Hi All, I have some old moving head light fixtures where the pan function on them has failed, I have opened them up and taken out the stepper motor that controls the pan, however i am having a hard time trying to find what i need as a replacement for it.
It has these Numbers on it: 42H-1811B-13 YUX13/10/27
And it comes out of a Daiseya ML-Q1507 Stepless moving head light (of which i cant find much info either)
That’s likely a NEMA-17 from Shinano Kenshi. So finding one to fit the mounting should be easy - getting the right characteristics might be harder. Things that will need to match are number of wires (4, 5, 6 or 8), number of steps per revolution, resistance per winding and shaft length and diameter.

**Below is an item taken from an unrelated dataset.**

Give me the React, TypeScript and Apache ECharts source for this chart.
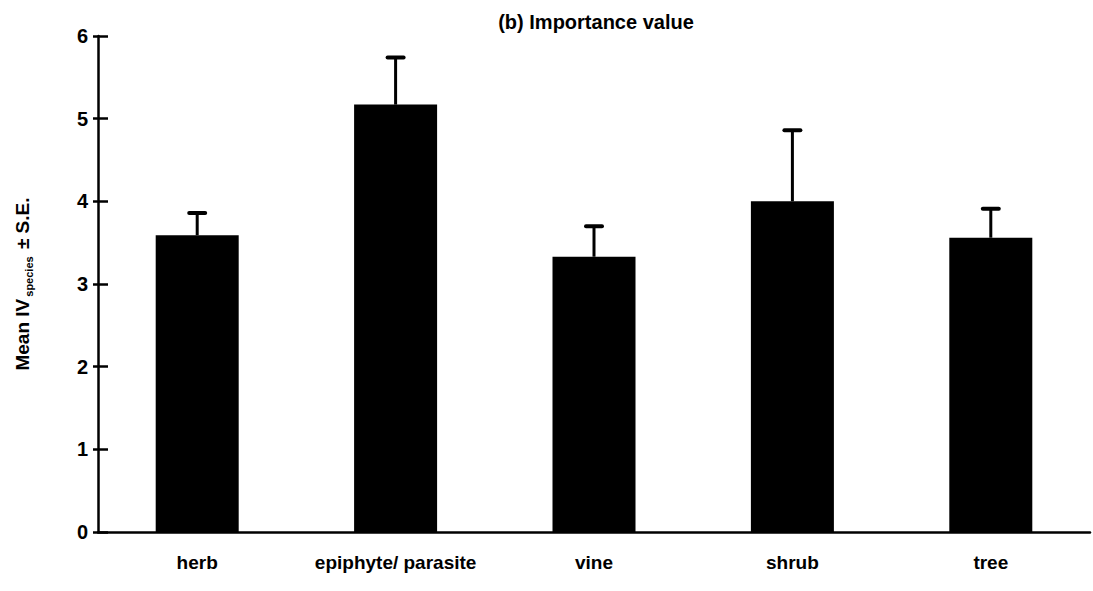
import React, { useEffect, useRef } from "react";
import * as echarts from "echarts";

// Growth-form categories and their mean importance values with standard errors
const categories = ["herb", "epiphyte/ parasite", "vine", "shrub", "tree"];
const meanIV = [3.59, 5.17, 3.33, 4.0, 3.56];
const stdErr = [0.27, 0.57, 0.37, 0.86, 0.35];
const yTicks = { min: 0, max: 6, interval: 1 };

const FONT = "'Liberation Sans', Arial, Helvetica, sans-serif";

export default function App() {
  const ref = useRef<HTMLDivElement>(null);

  useEffect(() => {
    if (!ref.current) return;
    const chart = echarts.init(ref.current, undefined, { renderer: "svg" });

    const errData = categories.map((_, i) => [i, meanIV[i], stdErr[i]]);

    chart.setOption({
      animation: false,
      backgroundColor: "#ffffff",
      title: {
        text: "(b) Importance value",
        left: 591,
        top: 7,
        textAlign: "center",
        textStyle: { fontFamily: FONT, fontSize: 20, fontWeight: "bold", color: "#000" },
      },
      grid: { left: 98, right: 3, top: 36, bottom: 59, containLabel: false },
      xAxis: {
        type: "category",
        data: categories,
        axisLine: { show: true, lineStyle: { color: "#000", width: 2.5 } },
        axisTick: { show: false },
        axisLabel: {
          interval: 0,
          margin: 21,
          color: "#000",
          fontFamily: FONT,
          fontSize: 19,
          fontWeight: "bold",
        },
        splitLine: { show: false },
      },
      yAxis: [
        {
          type: "value",
          position: "left",
          min: yTicks.min,
          max: yTicks.max,
          interval: yTicks.interval,
          axisLine: { show: true, lineStyle: { color: "#000", width: 2.5 } },
          axisTick: { show: true, inside: false, length: 5, lineStyle: { color: "#000", width: 2.5 } },
          axisLabel: {
            margin: 10,
            color: "#000",
            fontFamily: FONT,
            fontSize: 20,
            fontWeight: "bold",
          },
          splitLine: { show: false },
        },
        {
          // inner half of the crossing tick marks
          type: "value",
          position: "left",
          min: yTicks.min,
          max: yTicks.max,
          interval: yTicks.interval,
          axisLine: { show: false },
          axisTick: { show: true, inside: true, length: 10, lineStyle: { color: "#000", width: 2.5 } },
          axisLabel: { show: false },
          splitLine: { show: false },
        },
      ],
      graphic: [
        {
          type: "text",
          x: 22,
          y: 284,
          rotation: Math.PI / 2,
          style: {
            text: "{m|Mean IV}{s|species}{m| ± S.E.}",
            align: "center",
            verticalAlign: "middle",
            fill: "#000",
            rich: {
              m: { fontFamily: FONT, fontSize: 19, fontWeight: "bold", fill: "#000", lineHeight: 24 },
              s: {
                fontFamily: FONT,
                fontSize: 11,
                fontWeight: "bold",
                fill: "#000",
                lineHeight: 13,
                verticalAlign: "bottom",
                padding: [9, 2, 0, 2],
              },
            },
          },
        },
      ],
      series: [
        {
          type: "bar",
          data: meanIV,
          barWidth: 83,
          itemStyle: { color: "#000" },
          yAxisIndex: 0,
        },
        {
          type: "custom",
          yAxisIndex: 0,
          data: errData,
          encode: { x: 0, y: 1 },
          z: 3,
          renderItem: (_params: any, api: any) => {
            const idx = api.value(0);
            const m = api.value(1);
            const s = api.value(2);
            const base = api.coord([idx, m]);
            const top = api.coord([idx, m + s]);
            return {
              type: "group",
              children: [
                {
                  type: "line",
                  shape: { x1: base[0], y1: base[1], x2: top[0], y2: top[1] },
                  style: { stroke: "#000", lineWidth: 3 },
                },
                {
                  type: "line",
                  shape: { x1: top[0] - 8, y1: top[1], x2: top[0] + 8, y2: top[1] },
                  style: { stroke: "#000", lineWidth: 4, lineCap: "round" },
                },
              ],
            };
          },
        },
      ],
    });

    return () => chart.dispose();
  }, []);

  return (
    <div
      ref={ref}
      style={{ position: "fixed", left: 0, top: 0, width: 1093, height: 591, background: "#fff" }}
    />
  );
}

A couple of good clear photos might help identify it more precisely.
I can see @Robert93820 and @Jeff105671 have gotten you started, I’ve just bumped up your trust level so you are able to post photos, if you could send some through hopefully that can get us the exact motor!

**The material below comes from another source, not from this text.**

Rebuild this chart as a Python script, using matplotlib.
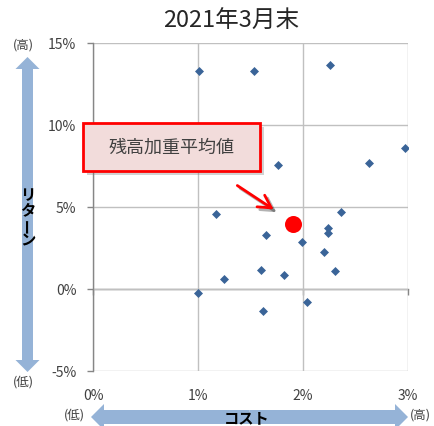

The “YUX13/10/27” could ne a manufacturing date in USA format, That is 27th October 2013.
PS: What makes you think the stepper motor itself is broken. I think they are pretty robust devices. Have you tried to establish if the stepper is getting any signal???

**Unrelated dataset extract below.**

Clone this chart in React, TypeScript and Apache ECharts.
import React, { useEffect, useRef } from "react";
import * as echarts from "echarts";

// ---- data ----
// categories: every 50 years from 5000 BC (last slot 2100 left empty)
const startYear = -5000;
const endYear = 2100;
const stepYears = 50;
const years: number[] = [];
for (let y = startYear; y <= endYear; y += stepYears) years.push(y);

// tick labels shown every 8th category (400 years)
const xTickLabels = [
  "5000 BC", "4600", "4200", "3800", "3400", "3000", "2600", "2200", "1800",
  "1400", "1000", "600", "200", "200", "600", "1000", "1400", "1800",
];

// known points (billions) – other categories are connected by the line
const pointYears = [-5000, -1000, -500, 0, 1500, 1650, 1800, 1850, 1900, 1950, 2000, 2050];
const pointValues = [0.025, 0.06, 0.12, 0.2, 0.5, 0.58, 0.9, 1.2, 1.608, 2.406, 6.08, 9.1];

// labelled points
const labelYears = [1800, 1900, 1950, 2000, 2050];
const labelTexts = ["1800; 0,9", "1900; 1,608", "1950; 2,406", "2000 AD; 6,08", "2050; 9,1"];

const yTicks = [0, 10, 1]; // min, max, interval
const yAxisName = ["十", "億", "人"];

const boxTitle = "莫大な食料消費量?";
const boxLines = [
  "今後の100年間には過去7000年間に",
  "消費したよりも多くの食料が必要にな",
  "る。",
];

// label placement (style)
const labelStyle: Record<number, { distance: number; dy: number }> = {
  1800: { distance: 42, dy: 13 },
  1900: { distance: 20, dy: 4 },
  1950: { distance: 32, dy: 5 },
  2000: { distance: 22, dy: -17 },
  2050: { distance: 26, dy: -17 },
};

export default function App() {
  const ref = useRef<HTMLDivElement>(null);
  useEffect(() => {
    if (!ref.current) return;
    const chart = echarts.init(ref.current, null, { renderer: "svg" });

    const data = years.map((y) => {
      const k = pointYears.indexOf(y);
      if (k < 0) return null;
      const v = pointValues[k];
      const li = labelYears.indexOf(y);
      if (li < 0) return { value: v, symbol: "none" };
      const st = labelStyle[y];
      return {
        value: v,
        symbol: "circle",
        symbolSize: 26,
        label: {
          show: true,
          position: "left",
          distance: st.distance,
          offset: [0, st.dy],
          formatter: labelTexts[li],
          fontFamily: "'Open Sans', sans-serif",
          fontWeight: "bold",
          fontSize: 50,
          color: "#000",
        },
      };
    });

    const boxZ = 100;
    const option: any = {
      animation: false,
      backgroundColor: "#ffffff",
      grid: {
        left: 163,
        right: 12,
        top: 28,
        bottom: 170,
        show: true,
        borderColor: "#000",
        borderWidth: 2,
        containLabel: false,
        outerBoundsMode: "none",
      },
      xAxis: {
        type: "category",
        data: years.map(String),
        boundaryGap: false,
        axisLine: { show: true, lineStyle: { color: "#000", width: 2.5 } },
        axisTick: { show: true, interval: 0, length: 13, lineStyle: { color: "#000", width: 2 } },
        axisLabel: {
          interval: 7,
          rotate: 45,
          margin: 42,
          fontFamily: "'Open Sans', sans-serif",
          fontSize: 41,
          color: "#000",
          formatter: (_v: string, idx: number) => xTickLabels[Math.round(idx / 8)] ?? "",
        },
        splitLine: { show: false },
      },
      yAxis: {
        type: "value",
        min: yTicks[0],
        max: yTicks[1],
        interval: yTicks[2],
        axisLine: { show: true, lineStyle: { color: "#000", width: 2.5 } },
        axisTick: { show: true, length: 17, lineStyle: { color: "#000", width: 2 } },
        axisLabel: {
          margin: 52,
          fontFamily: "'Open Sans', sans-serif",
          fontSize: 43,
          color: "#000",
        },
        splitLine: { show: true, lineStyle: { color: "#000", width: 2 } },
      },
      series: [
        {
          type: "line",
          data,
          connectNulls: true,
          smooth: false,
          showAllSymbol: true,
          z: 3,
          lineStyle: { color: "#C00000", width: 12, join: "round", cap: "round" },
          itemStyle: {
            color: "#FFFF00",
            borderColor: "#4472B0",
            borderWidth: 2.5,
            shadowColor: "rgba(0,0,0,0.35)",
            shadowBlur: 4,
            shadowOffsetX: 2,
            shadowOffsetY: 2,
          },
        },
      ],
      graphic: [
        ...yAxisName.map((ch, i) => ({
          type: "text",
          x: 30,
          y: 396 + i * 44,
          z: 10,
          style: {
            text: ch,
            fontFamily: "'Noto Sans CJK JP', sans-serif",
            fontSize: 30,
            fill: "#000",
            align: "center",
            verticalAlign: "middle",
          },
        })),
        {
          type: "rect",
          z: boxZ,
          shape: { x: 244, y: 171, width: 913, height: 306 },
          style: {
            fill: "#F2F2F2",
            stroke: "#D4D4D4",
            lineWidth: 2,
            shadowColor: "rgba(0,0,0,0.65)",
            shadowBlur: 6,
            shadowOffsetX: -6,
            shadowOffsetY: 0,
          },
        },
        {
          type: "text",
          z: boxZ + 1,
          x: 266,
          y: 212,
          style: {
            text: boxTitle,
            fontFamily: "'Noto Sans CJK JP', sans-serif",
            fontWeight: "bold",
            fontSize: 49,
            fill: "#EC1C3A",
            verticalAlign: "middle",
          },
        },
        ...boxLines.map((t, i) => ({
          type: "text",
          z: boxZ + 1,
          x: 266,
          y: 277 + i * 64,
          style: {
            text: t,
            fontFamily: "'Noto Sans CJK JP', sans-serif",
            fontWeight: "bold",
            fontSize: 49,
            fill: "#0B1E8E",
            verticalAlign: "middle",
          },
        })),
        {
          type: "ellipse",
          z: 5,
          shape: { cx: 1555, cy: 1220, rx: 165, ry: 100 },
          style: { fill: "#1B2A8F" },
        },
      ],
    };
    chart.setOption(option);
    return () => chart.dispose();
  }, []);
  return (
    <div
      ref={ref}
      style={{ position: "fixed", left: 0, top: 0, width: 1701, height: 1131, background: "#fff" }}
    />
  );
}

It is a 6-wire stepper connected as a 4 wire, otherwise known as a universal stepper connected as 2-phase or bipolar, so either ‘Universal’ or ‘Bipolar’ would work as a replacement. It is also ‘single shaft’: ie the shaft protrudes at one end only. It is possible that the ‘18’ in the part number means 0.9/1.8 degrees per step, or 200 steps per revolution in bipolar mode… The motor might have enough internal reluctance to enable you to feel the steps as you rotate it by hand.
You can measure the shaft length and diameter. That only leaves the current rating. You could guess this from the load that the head light puts on the motor - it ranges from about 0.3A for a light movement to about 1.8A for a very hefty shove. Note that the replacement wiring is going to be different, so you will need to identify what the existing connections are. There are many sites on the www that show how to do this.
I suppose you have measured the resistance of the windings to get some idea if anything is wrong ??.
I think Jeff is correct when he says it looks like a 6 wire stepper wired as 4 wire.
Measure the resistance between 1 and 3, 4 and 6. They should be nearly the same. If Jeff is right the resistance between 1 and 2, 2 and 3 should be about half of 1 and 3. The same goes for 4 and 5, 5 and 6.
If you get open circuit between 1 and 2 or 2 and 3 or 4 and 5 or 5 and 6 it will be a 4 wire stepper.
That is assuming the coils are connected in a logical manner (hopefully). They don’t have to be but when you say the connections are 1, 3, 4, 6 it seems like it.